▶ Given records
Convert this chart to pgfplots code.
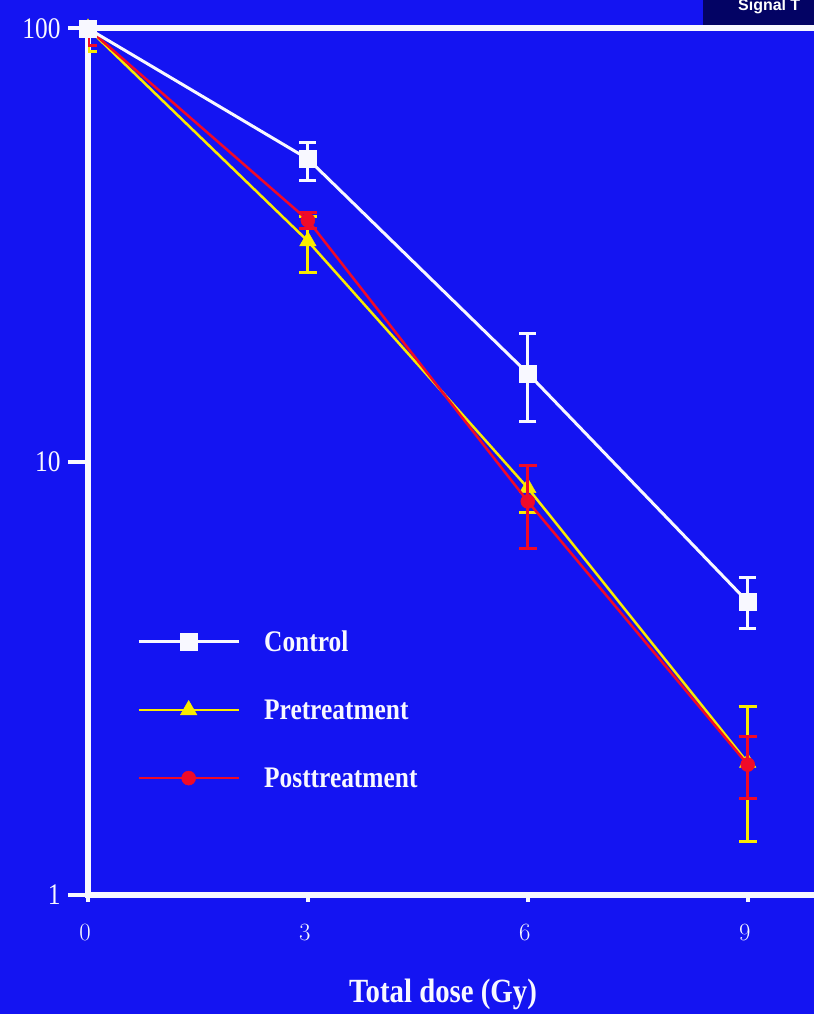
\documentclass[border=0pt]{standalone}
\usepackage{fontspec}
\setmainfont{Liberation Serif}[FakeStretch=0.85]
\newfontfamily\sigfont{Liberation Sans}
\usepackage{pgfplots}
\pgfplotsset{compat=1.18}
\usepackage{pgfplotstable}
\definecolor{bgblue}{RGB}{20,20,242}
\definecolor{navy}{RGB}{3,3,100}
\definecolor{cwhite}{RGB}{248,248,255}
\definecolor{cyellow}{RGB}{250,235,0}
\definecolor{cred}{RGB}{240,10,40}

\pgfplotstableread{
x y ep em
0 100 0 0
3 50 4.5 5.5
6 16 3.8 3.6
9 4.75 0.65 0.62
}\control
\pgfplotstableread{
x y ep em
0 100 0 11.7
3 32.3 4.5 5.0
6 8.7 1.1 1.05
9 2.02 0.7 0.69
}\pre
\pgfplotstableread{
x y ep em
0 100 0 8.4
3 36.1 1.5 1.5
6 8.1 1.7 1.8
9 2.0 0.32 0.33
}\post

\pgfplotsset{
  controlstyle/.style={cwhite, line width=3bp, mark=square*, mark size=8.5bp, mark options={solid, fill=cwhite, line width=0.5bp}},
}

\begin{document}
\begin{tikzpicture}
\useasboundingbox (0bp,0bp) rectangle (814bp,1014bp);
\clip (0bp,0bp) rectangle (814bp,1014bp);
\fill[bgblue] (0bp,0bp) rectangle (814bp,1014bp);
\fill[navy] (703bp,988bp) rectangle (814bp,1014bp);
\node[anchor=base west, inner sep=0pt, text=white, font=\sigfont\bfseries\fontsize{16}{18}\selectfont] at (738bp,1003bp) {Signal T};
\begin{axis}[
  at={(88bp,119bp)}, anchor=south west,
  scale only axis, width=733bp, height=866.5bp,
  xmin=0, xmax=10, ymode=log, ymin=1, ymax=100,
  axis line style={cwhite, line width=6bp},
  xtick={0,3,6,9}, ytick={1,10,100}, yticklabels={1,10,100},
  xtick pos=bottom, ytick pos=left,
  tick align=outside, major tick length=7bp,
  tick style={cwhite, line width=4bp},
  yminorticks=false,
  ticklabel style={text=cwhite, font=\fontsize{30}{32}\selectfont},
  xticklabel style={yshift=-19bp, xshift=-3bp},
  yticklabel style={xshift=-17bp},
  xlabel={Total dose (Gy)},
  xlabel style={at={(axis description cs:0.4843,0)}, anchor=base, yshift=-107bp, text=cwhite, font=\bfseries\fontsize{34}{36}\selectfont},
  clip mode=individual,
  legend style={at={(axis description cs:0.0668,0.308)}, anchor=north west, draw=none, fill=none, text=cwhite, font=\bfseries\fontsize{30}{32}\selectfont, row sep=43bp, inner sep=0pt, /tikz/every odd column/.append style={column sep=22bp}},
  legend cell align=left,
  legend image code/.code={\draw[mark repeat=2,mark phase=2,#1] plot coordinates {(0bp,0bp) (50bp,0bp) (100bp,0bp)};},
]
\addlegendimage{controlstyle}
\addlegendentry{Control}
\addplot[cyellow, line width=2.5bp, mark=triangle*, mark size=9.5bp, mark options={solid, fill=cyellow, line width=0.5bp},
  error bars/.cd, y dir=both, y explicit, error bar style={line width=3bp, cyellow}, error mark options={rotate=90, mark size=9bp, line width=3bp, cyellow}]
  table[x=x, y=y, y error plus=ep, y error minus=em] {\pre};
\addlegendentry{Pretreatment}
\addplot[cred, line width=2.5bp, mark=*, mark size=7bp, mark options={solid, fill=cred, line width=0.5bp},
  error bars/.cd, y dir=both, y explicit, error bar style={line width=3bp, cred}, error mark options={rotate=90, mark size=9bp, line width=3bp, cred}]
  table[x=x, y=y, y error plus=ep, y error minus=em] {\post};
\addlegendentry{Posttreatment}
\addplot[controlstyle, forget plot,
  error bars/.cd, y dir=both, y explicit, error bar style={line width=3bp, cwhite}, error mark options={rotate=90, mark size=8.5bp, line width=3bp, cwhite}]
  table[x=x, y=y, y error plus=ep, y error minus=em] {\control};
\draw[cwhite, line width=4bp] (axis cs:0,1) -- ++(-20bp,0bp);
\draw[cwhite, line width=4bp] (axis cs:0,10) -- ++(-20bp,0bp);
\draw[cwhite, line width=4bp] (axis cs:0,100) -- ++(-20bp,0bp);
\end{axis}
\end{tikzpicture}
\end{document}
---
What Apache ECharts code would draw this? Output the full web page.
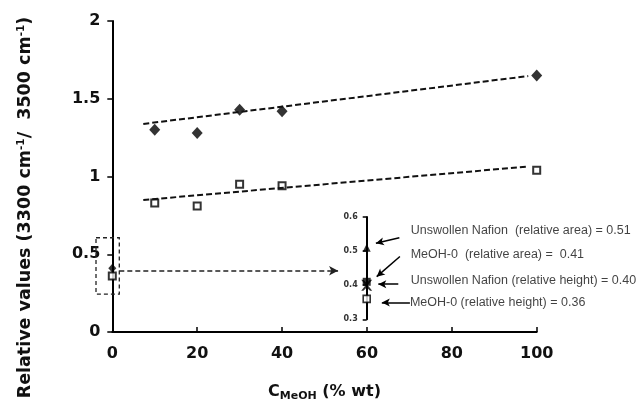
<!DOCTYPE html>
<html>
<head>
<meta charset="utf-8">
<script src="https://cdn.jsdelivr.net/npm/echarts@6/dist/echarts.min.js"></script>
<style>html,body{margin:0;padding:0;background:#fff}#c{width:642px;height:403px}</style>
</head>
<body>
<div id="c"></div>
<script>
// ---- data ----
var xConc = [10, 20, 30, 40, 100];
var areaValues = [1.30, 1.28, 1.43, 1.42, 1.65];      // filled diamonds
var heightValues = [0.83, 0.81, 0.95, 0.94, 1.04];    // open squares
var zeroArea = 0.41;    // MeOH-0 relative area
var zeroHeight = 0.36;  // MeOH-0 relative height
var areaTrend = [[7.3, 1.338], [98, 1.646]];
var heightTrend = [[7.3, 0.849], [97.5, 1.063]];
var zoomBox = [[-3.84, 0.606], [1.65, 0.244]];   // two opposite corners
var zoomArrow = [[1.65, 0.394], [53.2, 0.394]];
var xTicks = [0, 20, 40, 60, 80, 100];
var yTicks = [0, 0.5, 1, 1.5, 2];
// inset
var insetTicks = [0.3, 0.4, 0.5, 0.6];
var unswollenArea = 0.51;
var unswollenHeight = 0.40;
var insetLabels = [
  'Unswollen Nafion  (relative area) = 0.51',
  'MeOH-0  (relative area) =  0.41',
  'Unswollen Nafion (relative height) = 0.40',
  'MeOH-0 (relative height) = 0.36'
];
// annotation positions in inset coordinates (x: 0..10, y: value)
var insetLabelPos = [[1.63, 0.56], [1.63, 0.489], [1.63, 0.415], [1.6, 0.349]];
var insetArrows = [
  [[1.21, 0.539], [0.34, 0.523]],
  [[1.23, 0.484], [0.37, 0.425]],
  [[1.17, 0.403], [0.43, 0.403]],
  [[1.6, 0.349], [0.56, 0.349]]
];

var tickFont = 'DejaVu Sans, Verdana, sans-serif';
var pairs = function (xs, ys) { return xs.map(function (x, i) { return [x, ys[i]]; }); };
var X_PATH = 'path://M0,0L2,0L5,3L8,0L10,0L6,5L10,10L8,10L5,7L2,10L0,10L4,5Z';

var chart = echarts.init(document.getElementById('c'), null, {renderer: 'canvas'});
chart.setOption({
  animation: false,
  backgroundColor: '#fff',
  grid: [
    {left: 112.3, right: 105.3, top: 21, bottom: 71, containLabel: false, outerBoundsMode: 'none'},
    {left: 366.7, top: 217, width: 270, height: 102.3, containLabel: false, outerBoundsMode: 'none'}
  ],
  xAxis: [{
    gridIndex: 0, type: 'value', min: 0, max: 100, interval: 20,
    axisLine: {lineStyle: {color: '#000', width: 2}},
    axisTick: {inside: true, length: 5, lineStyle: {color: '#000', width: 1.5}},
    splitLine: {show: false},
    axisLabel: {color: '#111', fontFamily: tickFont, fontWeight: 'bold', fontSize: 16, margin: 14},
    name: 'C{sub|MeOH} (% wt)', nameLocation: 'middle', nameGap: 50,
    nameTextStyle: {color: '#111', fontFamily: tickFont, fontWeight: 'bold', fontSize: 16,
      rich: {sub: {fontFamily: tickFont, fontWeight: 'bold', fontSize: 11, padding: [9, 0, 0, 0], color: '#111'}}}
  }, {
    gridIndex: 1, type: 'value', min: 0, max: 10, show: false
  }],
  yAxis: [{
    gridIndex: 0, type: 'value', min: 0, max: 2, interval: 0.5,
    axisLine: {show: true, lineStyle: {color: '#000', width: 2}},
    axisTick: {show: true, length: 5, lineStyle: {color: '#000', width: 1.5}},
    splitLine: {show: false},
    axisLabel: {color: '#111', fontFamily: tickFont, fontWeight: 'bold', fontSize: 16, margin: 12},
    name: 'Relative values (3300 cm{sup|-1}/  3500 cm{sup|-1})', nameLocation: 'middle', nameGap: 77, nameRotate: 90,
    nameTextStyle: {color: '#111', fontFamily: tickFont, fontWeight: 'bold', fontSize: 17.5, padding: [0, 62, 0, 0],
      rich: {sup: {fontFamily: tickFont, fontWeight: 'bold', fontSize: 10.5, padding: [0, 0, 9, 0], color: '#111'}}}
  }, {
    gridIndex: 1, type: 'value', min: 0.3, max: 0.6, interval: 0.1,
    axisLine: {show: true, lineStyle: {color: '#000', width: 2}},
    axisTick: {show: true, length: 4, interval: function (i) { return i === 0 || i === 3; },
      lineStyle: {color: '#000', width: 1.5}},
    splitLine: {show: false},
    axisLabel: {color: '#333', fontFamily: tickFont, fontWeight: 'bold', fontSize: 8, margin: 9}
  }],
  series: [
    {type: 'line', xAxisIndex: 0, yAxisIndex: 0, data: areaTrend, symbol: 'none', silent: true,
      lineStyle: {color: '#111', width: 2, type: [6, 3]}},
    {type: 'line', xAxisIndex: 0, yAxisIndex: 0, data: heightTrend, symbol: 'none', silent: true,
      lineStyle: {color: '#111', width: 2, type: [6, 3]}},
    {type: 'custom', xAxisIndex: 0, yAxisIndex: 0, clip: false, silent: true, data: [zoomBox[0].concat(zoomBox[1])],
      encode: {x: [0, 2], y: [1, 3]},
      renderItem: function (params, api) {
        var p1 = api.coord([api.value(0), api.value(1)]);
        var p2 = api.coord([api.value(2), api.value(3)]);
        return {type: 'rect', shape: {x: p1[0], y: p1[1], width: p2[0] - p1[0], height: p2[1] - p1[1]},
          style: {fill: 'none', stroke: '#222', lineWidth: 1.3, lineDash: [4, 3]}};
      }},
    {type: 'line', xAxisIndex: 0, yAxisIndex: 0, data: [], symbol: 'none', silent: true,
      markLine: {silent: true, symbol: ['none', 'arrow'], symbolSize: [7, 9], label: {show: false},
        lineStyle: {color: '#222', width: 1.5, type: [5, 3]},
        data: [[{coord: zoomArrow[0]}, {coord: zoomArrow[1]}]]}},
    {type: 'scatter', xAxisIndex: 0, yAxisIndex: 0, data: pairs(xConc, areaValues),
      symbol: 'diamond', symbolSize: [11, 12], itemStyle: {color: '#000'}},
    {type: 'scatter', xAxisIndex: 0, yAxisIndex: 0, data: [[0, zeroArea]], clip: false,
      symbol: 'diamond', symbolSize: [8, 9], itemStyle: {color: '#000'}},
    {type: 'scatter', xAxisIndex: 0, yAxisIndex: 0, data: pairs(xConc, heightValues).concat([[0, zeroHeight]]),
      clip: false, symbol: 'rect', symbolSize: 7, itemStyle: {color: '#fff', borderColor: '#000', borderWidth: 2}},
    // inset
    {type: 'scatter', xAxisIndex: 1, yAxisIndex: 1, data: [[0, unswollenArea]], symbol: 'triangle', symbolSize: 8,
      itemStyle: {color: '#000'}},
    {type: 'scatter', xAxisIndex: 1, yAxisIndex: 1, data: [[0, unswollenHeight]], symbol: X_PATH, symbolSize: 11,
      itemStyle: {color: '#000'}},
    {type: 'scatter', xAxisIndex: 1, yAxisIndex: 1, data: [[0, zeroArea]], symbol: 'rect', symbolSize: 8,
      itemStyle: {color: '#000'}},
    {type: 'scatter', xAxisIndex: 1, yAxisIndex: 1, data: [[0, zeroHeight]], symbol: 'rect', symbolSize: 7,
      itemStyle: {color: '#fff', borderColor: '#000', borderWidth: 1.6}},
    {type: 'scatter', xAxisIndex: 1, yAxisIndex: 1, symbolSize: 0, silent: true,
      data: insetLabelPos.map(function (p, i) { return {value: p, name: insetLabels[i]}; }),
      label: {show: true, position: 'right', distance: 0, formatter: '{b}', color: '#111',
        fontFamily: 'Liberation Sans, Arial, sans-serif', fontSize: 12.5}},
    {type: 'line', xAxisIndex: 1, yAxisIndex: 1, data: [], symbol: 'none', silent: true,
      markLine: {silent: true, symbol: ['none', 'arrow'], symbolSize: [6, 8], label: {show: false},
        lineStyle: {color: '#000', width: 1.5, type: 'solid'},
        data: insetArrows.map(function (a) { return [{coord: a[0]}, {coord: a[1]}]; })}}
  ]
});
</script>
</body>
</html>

▶ Challenge
List every line from the entries above in which "this" appears.

▶ Output
Convert this chart to pgfplots code.
What Apache ECharts code would draw this? Output the full web page.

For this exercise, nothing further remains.